> Data provided
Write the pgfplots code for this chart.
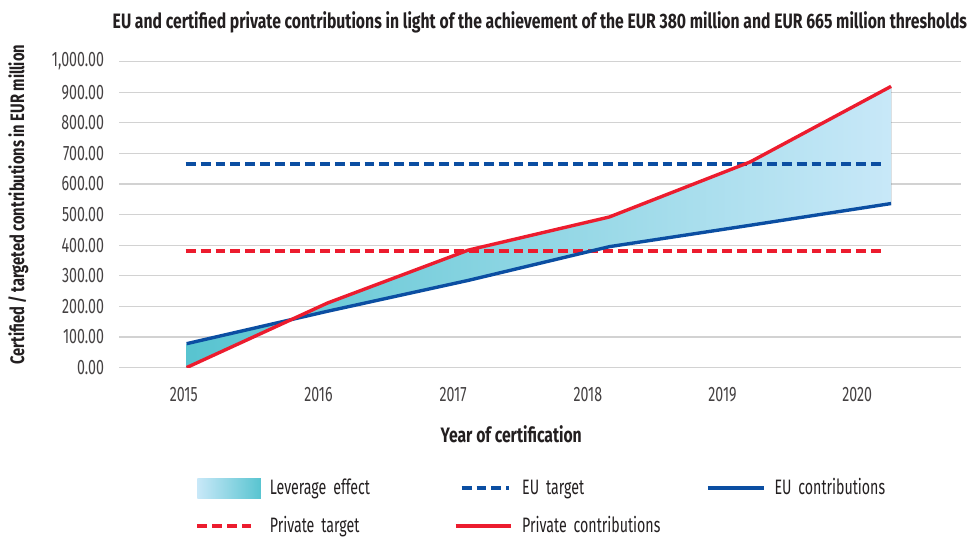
\documentclass[border=0pt]{standalone}
\usepackage{fontspec}
\setmainfont{Fira Sans}[FakeStretch=0.68, BoldFeatures={FakeStretch=0.755}]
\usepackage{pgfplots}
\pgfplotsset{compat=1.18}
\usepgfplotslibrary{fillbetween}
\definecolor{euBlue}{HTML}{0B4EA2}
\definecolor{privRed}{HTML}{EC1C2E}
\definecolor{levTeal}{HTML}{58C4D0}
\definecolor{levLight}{HTML}{C8E8F8}
\definecolor{gridGray}{HTML}{D2D2D2}
\definecolor{txt}{HTML}{231F20}
\begin{document}
\fontsize{10.5}{12.6}\selectfont
\begin{tikzpicture}
\begin{axis}[
  name=ax,
  at={(0pt,0pt)}, anchor=south west,
  scale only axis,
  width=423.5pt, height=154pt,
  xmin=2014.521, xmax=2020.767,
  ymin=0, ymax=1000,
  xtick={2015,2016,2017,2018,2019,2020},
  xticklabels={2015,2016,2017,2018,2019,2020},
  ytick={0,100,...,1000},
  yticklabel style={/pgf/number format/fixed, /pgf/number format/fixed zerofill, /pgf/number format/precision=2, /pgf/number format/1000 sep={,}, /pgf/number format/assume math mode=true},
  yticklabel style={xshift=-4pt, text=txt!85},
  xticklabel style={yshift=-6.5pt, text=txt!85},
  axis line style={draw=none},
  tick style={draw=none},
  ymajorgrids,
  grid style={gridGray, line width=0.6pt},
  title={EU and certified private contributions in light of the achievement of the EUR 380 million and EUR 665 million thresholds},
  title style={at={(0.5,1)}, anchor=base, yshift=10.5pt, font=\bfseries, text=txt},
  ylabel={Certified / targeted contributions in EUR million},
  ylabel style={at={(axis description cs:-0.12,0.532)}, anchor=center, font=\fontsize{9.8}{11.5}\selectfont\bfseries, text=txt},
  xlabel={Year of certification},
  xlabel style={at={(axis description cs:0.466,-0.2175)}, anchor=center, font=\bfseries, text=txt},
  legend columns=3,
  legend cell align=left,
  legend style={draw=none, fill=none, at={(axis description cs:0.083,-0.336)}, anchor=north west,
    /tikz/every even column/.append style={column sep=4pt},
    nodes={text width=84pt, inner ysep=2pt, inner xsep=4.5pt, anchor=west, text=txt},
    /tikz/row sep=5pt},
]
\addlegendimage{legend image code/.code={\shade[draw=none, left color=levLight, right color=levTeal] (0pt,-5pt) rectangle (32pt,5pt);}}
\addlegendentry{Leverage effect}
\addlegendimage{legend image code/.code={\draw[euBlue, line width=2pt, dash pattern=on 5pt off 2.5pt] (3pt,0pt) -- (27pt,0pt);}}
\addlegendentry{EU target}
\addlegendimage{legend image code/.code={\draw[euBlue, line width=2pt] (0pt,0pt) -- (28pt,0pt);}}
\addlegendentry{EU contributions}
\addlegendimage{legend image code/.code={\draw[privRed, line width=2pt, dash pattern=on 5pt off 2.5pt] (0pt,0pt) -- (27pt,0pt);}}
\addlegendentry{Private target}
\addlegendimage{legend image code/.code={\draw[privRed, line width=2pt] (0pt,0pt) -- (28pt,0pt);}}
\addlegendentry{Private contributions}

\addplot[name path=eu, draw=none, forget plot] coordinates {
 (2015.022,78) (2016.068,184) (2017.114,285) (2018.159,395) (2019.205,465) (2020.251,536)};
\addplot[name path=priv, draw=none, forget plot] coordinates {
 (2015.022,0) (2016.068,211) (2017.114,384) (2018.159,492) (2019.205,672) (2020.251,919)};
\addplot[left color=levTeal, right color=levLight, draw=none, forget plot] fill between[of=priv and eu];
\addplot[euBlue, line width=2pt, dash pattern=on 5pt off 2.5pt, forget plot] coordinates {(2015.015,665) (2020.2,665)};
\addplot[privRed, line width=2pt, dash pattern=on 5pt off 2.5pt, forget plot] coordinates {(2015.015,380) (2020.2,380)};
\addplot[euBlue, line width=1.7pt, forget plot] coordinates {
 (2015.022,78) (2016.068,184) (2017.114,285) (2018.159,395) (2019.205,465) (2020.251,536)};
\addplot[privRed, line width=1.7pt, forget plot] coordinates {
 (2015.022,0) (2016.068,211) (2017.114,384) (2018.159,492) (2019.205,672) (2020.251,919)};
\end{axis}
\path (-60pt,-82pt) rectangle (427pt,185pt);
\end{tikzpicture}
\end{document}
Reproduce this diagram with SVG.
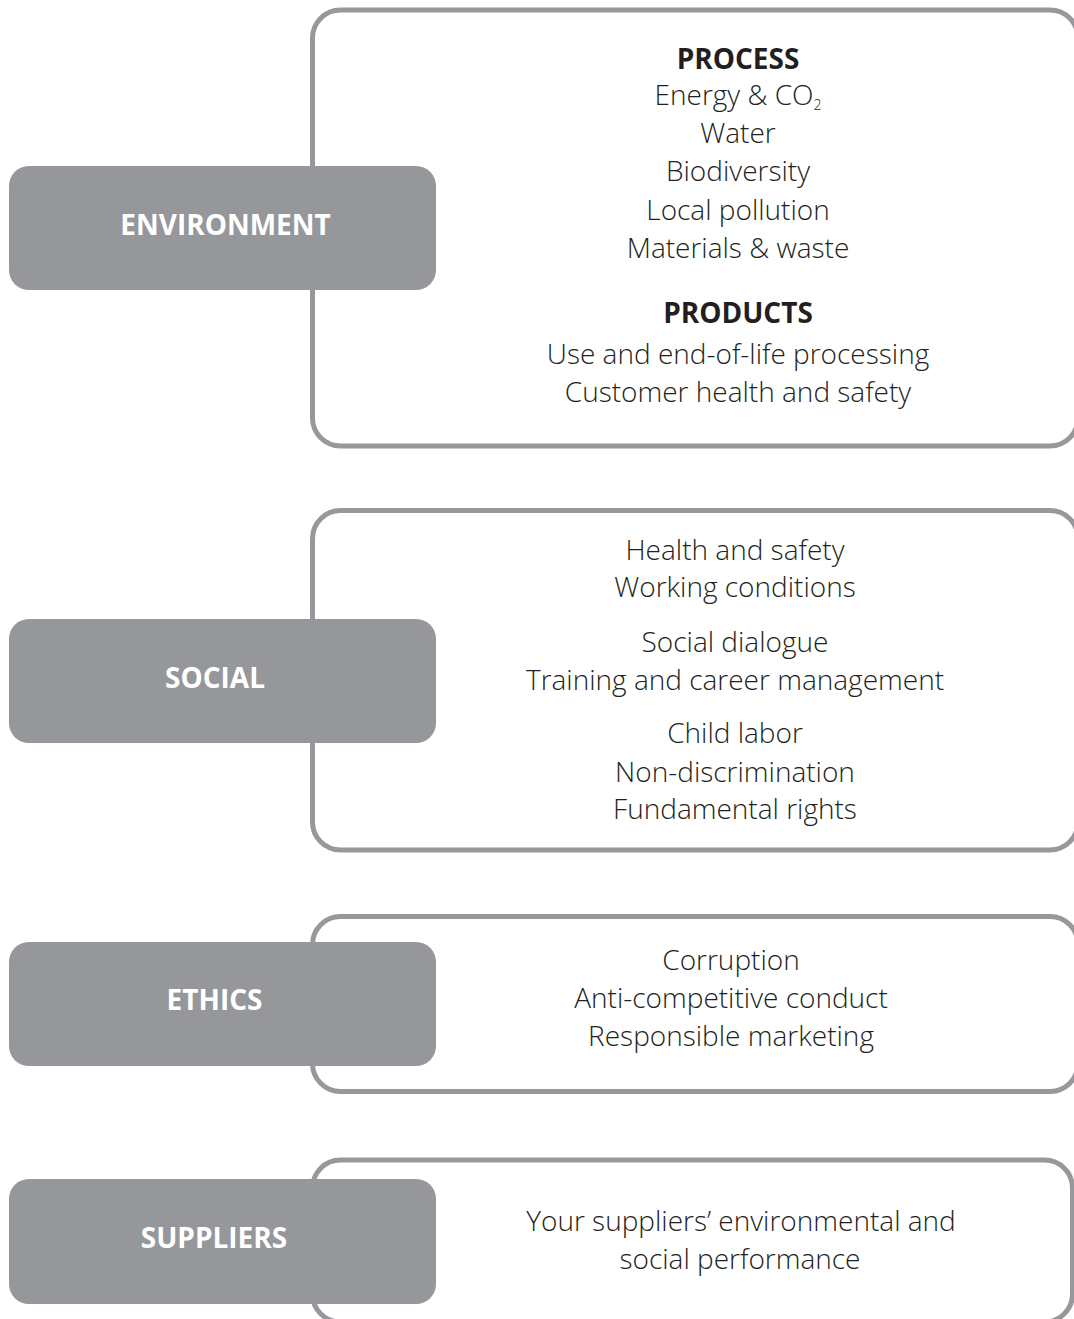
<svg xmlns="http://www.w3.org/2000/svg" width="1074" height="1319" viewBox="0 0 1074 1319">
<style>
.frame{fill:none;stroke:#97989c;stroke-width:5}
.lab{fill:#96979b}
.lt{font-family:"Open Sans","Noto Sans","Liberation Sans",sans-serif;font-weight:700;font-size:28px;fill:#ffffff;text-anchor:middle}
.t{font-family:"Open Sans","Noto Sans","Liberation Sans",sans-serif;font-weight:300;font-size:28px;fill:#231f20;text-anchor:middle}
.h{font-family:"Open Sans","Noto Sans","Liberation Sans",sans-serif;font-weight:700;font-size:28px;fill:#231f20;text-anchor:middle}
</style>
<rect width="1074" height="1319" fill="#ffffff"/>
<g id="frames">
<rect id="frame-environment" class="frame" x="312.5" y="10" width="765.5" height="436" rx="28" ry="28"/>
<rect id="frame-social" class="frame" x="312.5" y="510.5" width="765.5" height="339.5" rx="28" ry="28"/>
<rect id="frame-ethics" class="frame" x="312.5" y="916.5" width="765.5" height="175" rx="28" ry="28"/>
<rect id="frame-suppliers" class="frame" x="312.5" y="1160" width="760" height="162" rx="28" ry="28"/>
</g>
<g id="environment">
<rect class="lab" x="9" y="166" width="427" height="124" rx="20" ry="20"/>
<text class="lt" x="225.5" y="235">ENVIRONMENT</text>
<text class="h" x="738" y="69">PROCESS</text>
<text class="t" x="738" y="105">Energy &amp; CO<tspan font-size="14" dy="5">2</tspan></text>
<text class="t" x="738" y="143">Water</text>
<text class="t" x="738" y="181">Biodiversity</text>
<text class="t" x="738" y="220">Local pollution</text>
<text class="t" x="738" y="258">Materials &amp; waste</text>
<text class="h" x="738" y="323">PRODUCTS</text>
<text class="t" x="738" y="364">Use and end-of-life processing</text>
<text class="t" x="738" y="402">Customer health and safety</text>
</g>
<g id="social">
<rect class="lab" x="9" y="619" width="427" height="124" rx="20" ry="20"/>
<text class="lt" x="215" y="688">SOCIAL</text>
<text class="t" x="735" y="560">Health and safety</text>
<text class="t" x="735" y="597">Working conditions</text>
<text class="t" x="735" y="652">Social dialogue</text>
<text class="t" x="735" y="690">Training and career management</text>
<text class="t" x="735" y="743">Child labor</text>
<text class="t" x="735" y="782">Non-discrimination</text>
<text class="t" x="735" y="819">Fundamental rights</text>
</g>
<g id="ethics">
<rect class="lab" x="9" y="942" width="427" height="124" rx="20" ry="20"/>
<text class="lt" x="214.5" y="1010">ETHICS</text>
<text class="t" x="731" y="970">Corruption</text>
<text class="t" x="731" y="1008">Anti-competitive conduct</text>
<text class="t" x="731" y="1046">Responsible marketing</text>
</g>
<g id="suppliers">
<rect class="lab" x="9" y="1179" width="427" height="125" rx="20" ry="20"/>
<text class="lt" x="214" y="1248">SUPPLIERS</text>
<text class="t" x="741" y="1231">Your suppliers’ environmental and</text>
<text class="t" x="740" y="1269">social performance</text>
</g>
<g id="connectors"></g>
</svg>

> Work to be completed
From the data above, copy each line where the string "this" appears.

> Solved problem
Write the pgfplots code for this chart.
Reproduce this diagram with SVG.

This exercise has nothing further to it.